Pacific Northwest Pest Management Handbooks
Weed Management Handbook:
This handbook is designed as a quick and ready reference for weed control practices and herbicides used in various cropping systems or sites in Idaho, Oregon, and Washington. Recommendations are based on research results from the Agricultural Experiment Stations and Extension Services of Oregon, Idaho, and Washington. A few suggestions are included from research conducted in other states, and from U.S. Department of Agriculture research centers. In all cases, authors make every effort to list only registered herbicides, and to ensure that the information conforms to product labels and company recommendations. This handbook will be useful to Extension agents, company field representatives, commercial spray applicators and consultants, herbicide dealers, teachers, and producers.

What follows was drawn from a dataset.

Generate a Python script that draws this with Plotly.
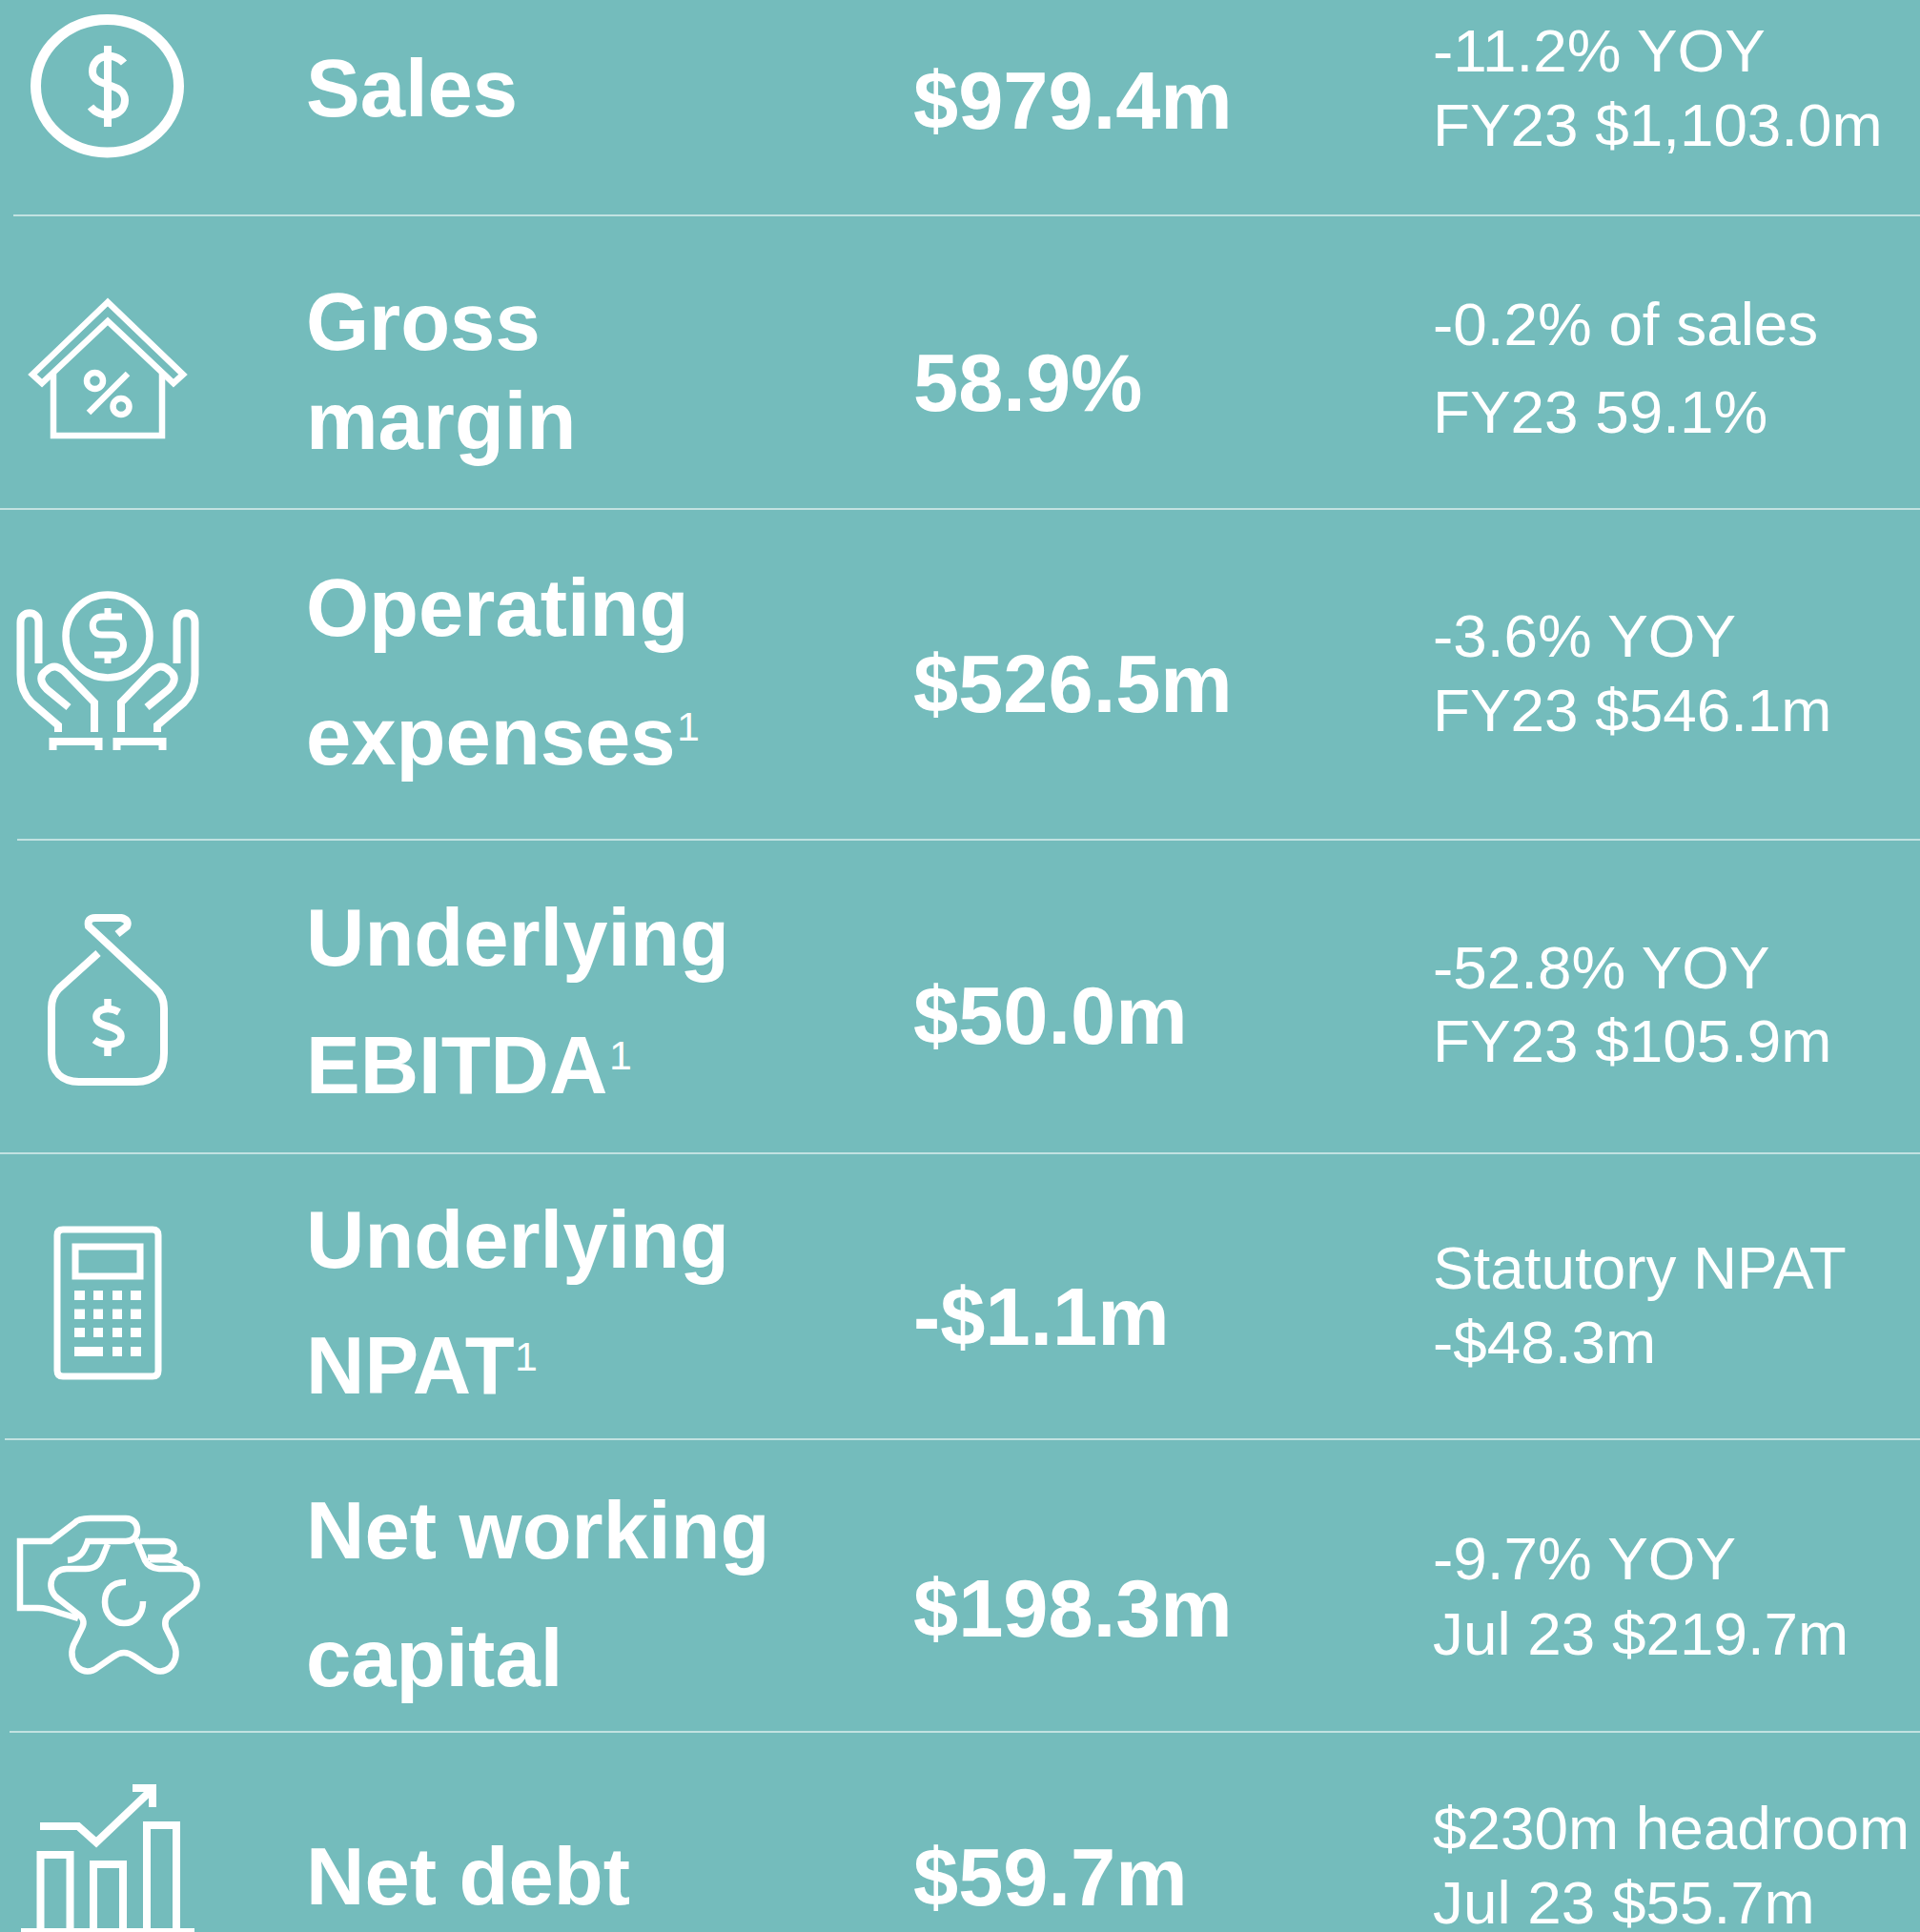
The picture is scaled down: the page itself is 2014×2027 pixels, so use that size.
import plotly.graph_objects as go

W, H = 2014, 2027
BG = "#74BCBC"
WHITE = "#FFFFFF"
FONT = "Liberation Sans"

# ---- content ----
row_titles = [["Sales"], ["Gross", "margin"], ["Operating", "expenses"], ["Underlying", "EBITDA"],
              ["Underlying", "NPAT"], ["Net working", "capital"], ["Net debt"]]
row_values = ["$979.4m", "58.9%", "$526.5m", "$50.0m", "-$1.1m", "$198.3m", "$59.7m"]
row_details = [["-11.2% YOY", "FY23 $1,103.0m"], ["-0.2% of sales", "FY23 59.1%"], ["-3.6% YOY", "FY23 $546.1m"],
               ["-52.8% YOY", "FY23 $105.9m"], ["Statutory NPAT", "-$48.3m"], ["-9.7% YOY", "Jul 23 $219.7m"],
               ["$230m headroom", "Jul 23 $55.7m"]]

# ---- layout positions (pixels) ----
title_y = [[92], [337, 441], [637, 772], [983, 1117], [1300, 1432], [1605, 1739], [1968]]
value_y = [105, 401, 717, 1065, 1381, 1687, 1969]
detail_y = [[53, 131], [340, 432], [667, 745], [1015, 1092], [1330, 1408], [1635, 1714], [1918, 1996]]
sup_pos = [(722, 762), (651, 1107), (552, 1423)]
rule_y = [226, 534, 881, 1210, 1510, 1817]
rule_x0 = [14, 0, 18, 0, 5, 10]
X_TITLE, X_VALUE, X_DETAIL = 321, 958, 1503

fig = go.Figure()


def text(x, y, s, size, bold=False, anchor="left"):
    fig.add_annotation(x=x, y=y, xref="x", yref="y", text=f"<b>{s}</b>" if bold else s, showarrow=False,
                       xanchor=anchor, yanchor="middle", borderpad=0, borderwidth=0,
                       font=dict(family=FONT, size=size, color=WHITE))


for lines, ys in zip(row_titles, title_y):
    for s, y in zip(lines, ys):
        text(X_TITLE, y, s, 85, True)
for v, y in zip(row_values, value_y):
    text(X_VALUE, y, v, 84.8, True)
for lines, ys in zip(row_details, detail_y):
    for s, y in zip(lines, ys):
        text(X_DETAIL, y, s, 63.8)
for x, y in sup_pos:
    text(x, y, "1", 43, anchor="center")

shapes = []
for y, x0 in zip(rule_y, rule_x0):
    shapes.append(dict(type="line", x0=x0, x1=W, y0=y, y1=y, line=dict(color="#DDEFEE", width=1.6)))


def P(cmds):
    return " ".join(
        c[0] + " ".join(f"{v:g}" for v in c[1:]) for c in cmds)


def mirror(cmds, cx=113):
    out = []
    for c in cmds:
        vals = list(c[1:])
        if c[0] == "V":
            out.append(c)
            continue
        if c[0] == "H":
            out.append(("H", 2 * cx - vals[0]))
            continue
        for i in range(0, len(vals), 2):
            vals[i] = 2 * cx - vals[i]
        out.append((c[0], *vals))
    return out


def stroke(cmds, w, fill="rgba(0,0,0,0)"):
    d = cmds if isinstance(cmds, str) else P(cmds)
    shapes.append(dict(type="path", path=d, line=dict(color=WHITE, width=w), fillcolor=fill))


def ell(x0, y0, x1, y1, w):
    shapes.append(dict(type="circle", x0=x0, y0=y0, x1=x1, y1=y1, line=dict(color=WHITE, width=w),
                       fillcolor="rgba(0,0,0,0)"))


def rrect(x0, y0, x1, y1, r):
    return [("M", x0 + r, y0), ("H", x1 - r), ("Q", x1, y0, x1, y0 + r), ("V", y1 - r), ("Q", x1, y1, x1 - r, y1),
            ("H", x0 + r), ("Q", x0, y1, x0, y1 - r), ("V", y0 + r), ("Q", x0, y0, x0 + r, y0), ("Z",)]


# Sales icon
ell(37.5, 20.5, 187.5, 160, 11)
stroke([("M", 130, 66), ("C", 120, 54, 97, 57, 97, 75), ("C", 97, 93, 131, 85, 131, 105),
        ("C", 131, 123, 106, 126, 95, 112)], 8)
stroke([("M", 113, 48), ("V", 133)], 8)

# House icon
stroke([("M", 113, 317), ("L", 34, 393), ("L", 44, 402), ("L", 113, 337), ("L", 182, 402), ("L", 192, 393), ("Z",)], 6.5)
stroke([("M", 56, 392), ("V", 457), ("H", 170), ("V", 392)], 6.5)
ell(91, 391, 108, 408, 6.5)
ell(118.5, 418, 135.5, 435, 6.5)
stroke([("M", 93, 433), ("L", 134, 392)], 6.5)

# Hands icon
ell(69, 624, 157, 711, 7.5)
stroke([("M", 128, 647), ("H", 107), ("C", 94, 647, 94, 666, 107, 666), ("H", 119), ("C", 133, 666, 133, 687, 119, 687),
        ("H", 99)], 7)
stroke([("M", 113, 638), ("V", 647)], 7)
stroke([("M", 113, 687), ("V", 696)], 7)
hand = [("M", 40.5, 696), ("V", 653), ("C", 40.5, 640, 21.5, 640, 21.5, 653), ("V", 708),
        ("Q", 21.5, 725, 33, 737), ("L", 61, 761), ("V", 768)]
thumb = [("M", 72, 742), ("L", 49, 723), ("C", 41, 715, 42, 708, 48, 704), ("C", 54, 698, 60, 698, 67, 704),
         ("L", 99, 737), ("V", 768)]
cuff = [("M", 55.5, 787), ("V", 778), ("H", 103.5), ("V", 787)]
for part in (hand, thumb, cuff):
    stroke(part, 8)
    stroke(mirror(part), 8)

# Money bag icon
stroke([("M", 103, 1000), ("L", 62, 1037), ("Q", 54, 1045, 54, 1058), ("V", 1105), ("C", 54, 1125, 65, 1135, 83, 1135),
        ("H", 143), ("C", 161, 1135, 172, 1125, 172, 1105), ("V", 1058), ("Q", 172, 1045, 163, 1037), ("L", 93, 972),
        ("Q", 91, 963, 100, 963), ("H", 127), ("Q", 136, 965, 133, 972), ("L", 123, 980)], 8)
stroke([("M", 125, 1062), ("C", 115, 1056, 100, 1058, 101, 1068), ("C", 102, 1078, 127, 1076, 127, 1087),
        ("C", 127, 1098, 108, 1098, 99, 1091)], 7.5)
stroke([("M", 113, 1048), ("V", 1058)], 7.5)
stroke([("M", 113, 1097), ("V", 1108)], 7.5)

# Calculator icon
stroke(rrect(60, 1290, 166, 1444, 6), 7)
stroke([("M", 79, 1308), ("H", 147), ("V", 1339), ("H", 79), ("Z",)], 7)
btn_x = [(78, 89), (98, 108), (118, 128), (137, 148)]
btn_y = [(1354, 1364), (1373.5, 1384), (1393, 1403)]
for y0, y1 in btn_y:
    for x0, x1 in btn_x:
        shapes.append(dict(type="rect", x0=x0, x1=x1, y0=y0, y1=y1, fillcolor=WHITE, line_width=0))
for x0, x1 in [(78, 108), (118, 128), (137, 148)]:
    shapes.append(dict(type="rect", x0=x0, x1=x1, y0=1413, y1=1423, fillcolor=WHITE, line_width=0))

# Hand and gear icon
stroke([("M", 82, 1698), ("L", 62, 1692), ("Q", 50, 1687, 40, 1687), ("H", 21), ("V", 1617), ("H", 53), ("L", 78, 1598),
        ("Q", 82, 1593, 95, 1593), ("H", 132), ("C", 148, 1593, 148, 1617, 132, 1617), ("H", 92),
        ("C", 88, 1630, 82, 1636, 71, 1637)], 6.5)
stroke([("M", 113, 1620), ("L", 107, 1635), ("Q", 102, 1646, 90, 1646), ("H", 70), ("C", 53, 1646, 47, 1668, 62, 1678),
        ("L", 80, 1692), ("C", 88, 1697, 89, 1702, 86, 1708), ("L", 77, 1726), ("C", 70, 1745, 88, 1762, 103, 1749),
        ("L", 119, 1738), ("Q", 130, 1730, 141, 1738), ("L", 157, 1749), ("C", 172, 1762, 190, 1745, 183, 1726),
        ("L", 174, 1708), ("Q", 171, 1698, 180, 1692), ("L", 198, 1678), ("C", 213, 1668, 207, 1646, 190, 1646),
        ("H", 167), ("Q", 156, 1645, 152, 1637), ("L", 143, 1615)], 6.5)
stroke([("M", 147, 1617), ("H", 172), ("C", 186, 1617, 186, 1634, 172, 1634), ("H", 155)], 6.5)
stroke([("M", 157, 1637), ("H", 176), ("Q", 188, 1638, 192, 1646)], 5)
stroke([("M", 132, 1660), ("C", 115, 1660, 110, 1670, 110, 1681), ("C", 110, 1694, 120, 1703, 130, 1703),
        ("C", 142, 1703, 150, 1694, 150, 1680)], 6.5)

# Net debt icon
for x0, x1, y0 in [(42.5, 73.5, 1946), (98, 129, 1956), (154, 185, 1915)]:
    stroke([("M", x0, H + 5), ("V", y0), ("H", x1), ("V", H + 5)], 8)
shapes.append(dict(type="rect", x0=22, x1=204, y0=2023, y1=H, fillcolor=WHITE, line_width=0))
stroke([("M", 42, 1916), ("H", 82), ("L", 101, 1933), ("L", 160, 1877)], 8)
stroke([("M", 139, 1876), ("H", 160), ("V", 1896)], 8)

fig.update_layout(
    width=W, height=H, margin=dict(l=0, r=0, t=0, b=0), showlegend=False,
    paper_bgcolor=BG, plot_bgcolor=BG, shapes=shapes,
    xaxis=dict(range=[0, W], visible=False, fixedrange=True),
    yaxis=dict(range=[H, 0], visible=False, fixedrange=True),
)
fig.write_html("out.html", post_script="document.body.style.margin='0';document.body.style.background='" + BG + "';",
               config=dict(displayModeBar=False))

Insect Management Handbook:
This handbook is intended as a tool for making decisions regarding the control and management of important insect pests in the Pacific Northwest. Originally, it was written for commercial growers, county extension agents, consultants, field and nursery staff, and chemical industry representatives. In recent years, sections have been added that are useful to Master Gardeners and homeowners. Most of the pest biology and biological control and cultural control recommendations are identical in COMMERCIAL and HOME settings, but we must emphasize that COMMERCIAL chemical control recommendations are to be used only by licensed pesticide applicators.
Plant Disease Management Handbook:
This handbook is intended as a ready reference guide to the control and management tactics for the more important plant diseases in the Pacific Northwest. Not all plant diseases that can occur in the Pacific Northwest are included in this book. The specific cultural, biological, and chemical recommendations are intended to manage a specific plant disease but may not always be appropriate under all circumstances. The selection of a specific management recommendation should be done by a qualified individual. It is best to always seek advice from county Extension agents, consultants, field and nursery people, and chemical industry representatives.